# Pre-season fishing



## thumb fisherman (Jan 17, 2012)

Is it legal to pre season (catch and release) fish for trout in small streams in lower michigan. My buddy and I have been wondering. Having a hard time finding any information on it. If anyone could shed some light, id really appreciate it, thanks


----------



## Boardman Brookies (Dec 20, 2007)

Probably illegal, if it is a small stream, with trout, most likely it is type 1. Type 1 are closed untill the last Saturday in April. I would call your local CO and ask if you cannot find out from the guide to just be sure.


----------



## Fowlersduckhunter (Oct 28, 2011)

unfortunately no....it is considered illegal to be actively fishing for any fish species outside of their closed season.


----------



## john warren (Jan 25, 2005)

yeah,,,mmm,,,i'd say no.


----------



## rcleofly (Feb 18, 2012)

I was asking the same question lol. I've always fished the Rogue catch and release above the gates. Along with many other fly fisherman. A cuple tickets were issued lastnite for the first time that anyone has known of. It kind of sucks. 2 weeks ago we had a huge hendrickson hatch and the caddis emergers have been amazing. Looks like its time to sit on the side lines. NOT ill fish below with drys for steelies 

Outdoor Hub mobile, the outdoor information engine


----------



## fishinDon (May 23, 2002)

rcleofly said:


> I was asking the same question lol. I've always fished the Rogue catch and release above the gates. Along with many other fly fisherman. A cuple tickets were issued lastnite for the first time that anyone has known of. It kind of sucks. 2 weeks ago we had a huge hendrickson hatch and the caddis emergers have been amazing. Looks like its time to sit on the side lines. NOT ill fish below with drys for steelies
> 
> Outdoor Hub mobile, the outdoor information engine


That is interesting, is it Type 4 above "the gates?" I am not familiar enough with the area to recognize that term...When I looked at the map online it looked like basically the whole mainstem of the Rogue was Type 4 water...

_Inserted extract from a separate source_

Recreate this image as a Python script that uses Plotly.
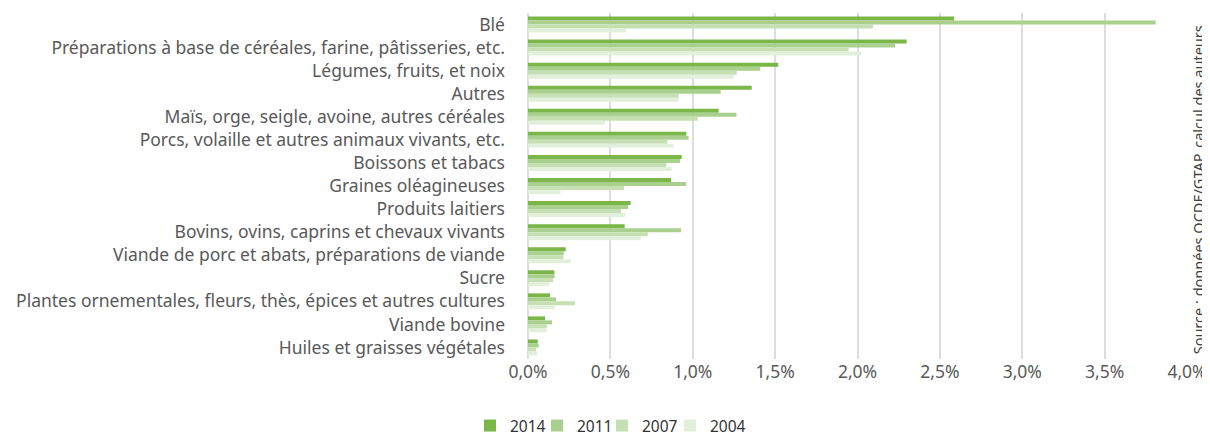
import plotly.graph_objects as go

categories = [
    "Blé",
    "Préparations à base de céréales, farine, pâtisseries, etc.",
    "Légumes, fruits, et noix",
    "Autres",
    "Maïs, orge, seigle, avoine, autres céréales",
    "Porcs, volaille et autres animaux vivants, etc.",
    "Boissons et tabacs",
    "Graines oléagineuses",
    "Produits laitiers",
    "Bovins, ovins, caprins et chevaux vivants",
    "Viande de porc et abats, préparations de viande",
    "Sucre",
    "Plantes ornementales, fleurs, thès, épices et autres cultures",
    "Viande bovine",
    "Huiles et graisses végétales",
]

v2014 = [0.02587, 0.02298, 0.01519, 0.01358, 0.01157, 0.00961, 0.00933, 0.00868, 0.00623, 0.00587, 0.00229, 0.00160, 0.00134, 0.00103, 0.00059]
v2011 = [0.03810, 0.02228, 0.01410, 0.01170, 0.01265, 0.00975, 0.00923, 0.00959, 0.00607, 0.00929, 0.00217, 0.00162, 0.00170, 0.00146, 0.00065]
v2007 = [0.02094, 0.01946, 0.01267, 0.00915, 0.01030, 0.00846, 0.00840, 0.00583, 0.00565, 0.00727, 0.00215, 0.00152, 0.00285, 0.00115, 0.00049]
v2004 = [0.00595, 0.02021, 0.01249, 0.00912, 0.00467, 0.00884, 0.00872, 0.00198, 0.00590, 0.00684, 0.00261, 0.00127, 0.00164, 0.00113, 0.00055]

series = [("2014", v2014, "#7ab648"), ("2011", v2011, "#a9d08e"),
          ("2007", v2007, "#c6e0b4"), ("2004", v2004, "#e2efda")]

FONT = "Noto Sans"
FS = 17.5
W, H = 1202, 430          # page body has an 8px margin
legend_text_x = [506, 573, 638, 706]   # page px where each legend label starts

fig = go.Figure()
legend_ids = ["legend", "legend2", "legend3", "legend4"]
for (name, vals, col), lid in zip(series, legend_ids):
    fig.add_trace(go.Bar(
        y=categories, x=vals, name=name, orientation="h",
        marker=dict(color=col, line=dict(width=0)),
        legend=lid,
    ))

legend_layouts = {}
for lid, tx in zip(legend_ids, legend_text_x):
    legend_layouts[lid] = dict(
        orientation="h", xref="container", yref="container",
        x=(tx - 8 - 36) / W, xanchor="left",
        y=0.028, yanchor="middle",
        font=dict(size=15.5, color="#333333"),
        itemwidth=30, borderwidth=0, bgcolor="rgba(0,0,0,0)",
    )

fig.update_layout(
    width=W, height=H,
    barmode="group", bargap=0.307, bargroupgap=0,
    paper_bgcolor="white", plot_bgcolor="white",
    separators=",.",
    font=dict(family=FONT, size=FS, color="#595959"),
    margin=dict(l=520, r=23, t=4.5, b=79, autoexpand=False),
    showlegend=True,
    xaxis=dict(range=[0, 0.04], dtick=0.005, tickformat=".1%",
               showgrid=True, gridcolor="#dddddd", gridwidth=1.5,
               zeroline=True, zerolinecolor="#dddddd", zerolinewidth=1.5,
               showline=False, ticks="", tickfont=dict(size=FS, color="#595959"),
               automargin=False, fixedrange=True),
    yaxis=dict(autorange="reversed", showgrid=False, ticks="",
               ticklabelstandoff=22, tickfont=dict(size=FS, color="#595959"),
               automargin=False, fixedrange=True),
    **legend_layouts,
)

fig.add_annotation(
    text="Source : données OCDE/GTAP, calcul des auteurs",
    textangle=-90, xref="paper", yref="paper",
    x=1.0, xshift=11, y=0.4875,
    xanchor="center", yanchor="middle", showarrow=False,
    font=dict(family=FONT, size=14.5, color="#404040"),
)

fig.write_html("out.html")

http://mi.gov/documents/dnr/2012_37_380776_7.pdf

We recently talked about this topic in the Coldwater Meetings and the idea of Catch and Release fishing in Type 4 water was specifically discussed as an alternative to an "early season" or opening the trout season up before last Sat in April...

Type 1 and Type 2 streams are different because the fishing season and posession seasons are both closed, not just posession like Type 4.

Don


----------



## carsonr2 (Jan 15, 2009)

The gates you refer to is that the dam in Rockford? If so that area upstream is open to trout fishing year round. Are you sure the tickets were written for fishing, or could it have been for possession of trout other than rainbows or maybe for an expired fishing license?

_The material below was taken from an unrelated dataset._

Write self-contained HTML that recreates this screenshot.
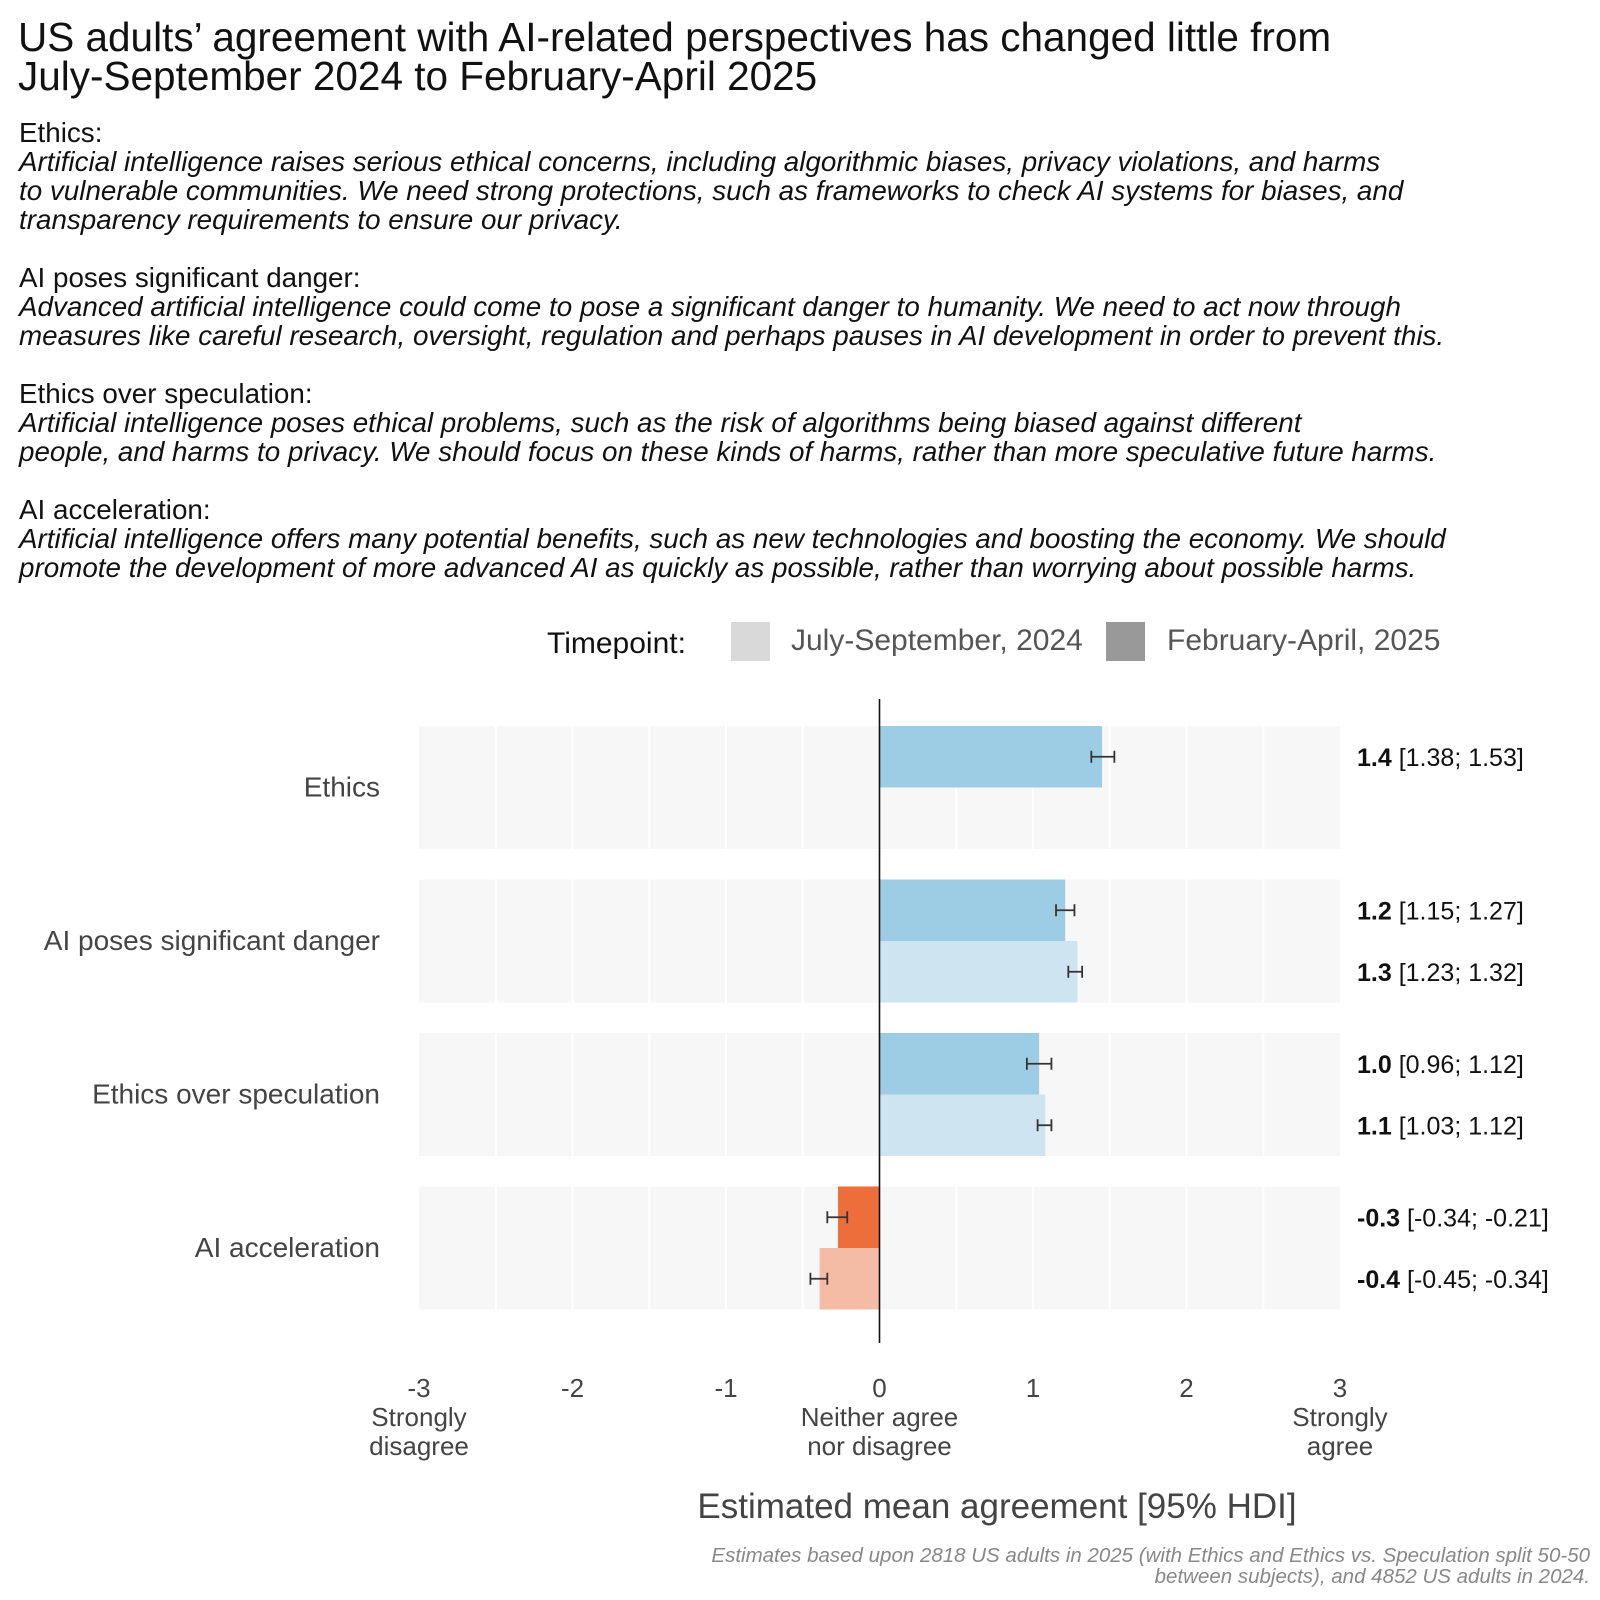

As Don alluded to on the link to the trout stream map, the area is open.....the only other regulatory page that is need of cross-checking is the individual County section which can be found here: http://www.michigan.gov/documents/dnr/CountyListing-LakesStreams_380748_7.pdf

If you scroll to Kent County the only other specific it provides for the Rogue is noting that it is a Type 4 stream until the confluence with the Grand. It stretches up into Newaygo County as a Type 4 as well.

Regulations for the stream Type designations can be found here:
http://www.michigan.gov/documents/dnr/2012_pg23_380752_7.pdf


----------



## rcleofly (Feb 18, 2012)

All I know of when it comes to the tickets is here say. I was told by a buddy its do to a rule change. That's the reason I started the topic rule change. As far as I know its perfectly fine to fish a type 4. I've never had a problem. Yes the dam and gates are the same thing. There is flood control gates at the dam. The fishing above just keeps getting better and better.

Outdoor Hub mobile, the outdoor information engine


----------



## carsonr2 (Jan 15, 2009)

rcleofly said:


> The fishing above just keeps getting better and better.



Shhhhh...lol...used to fish there quite a bit when I was younger and you're right I saw it get progressively better from the early 90's on.

Still have a number of friends who fish the stretch above the dam upstream regularly.


----------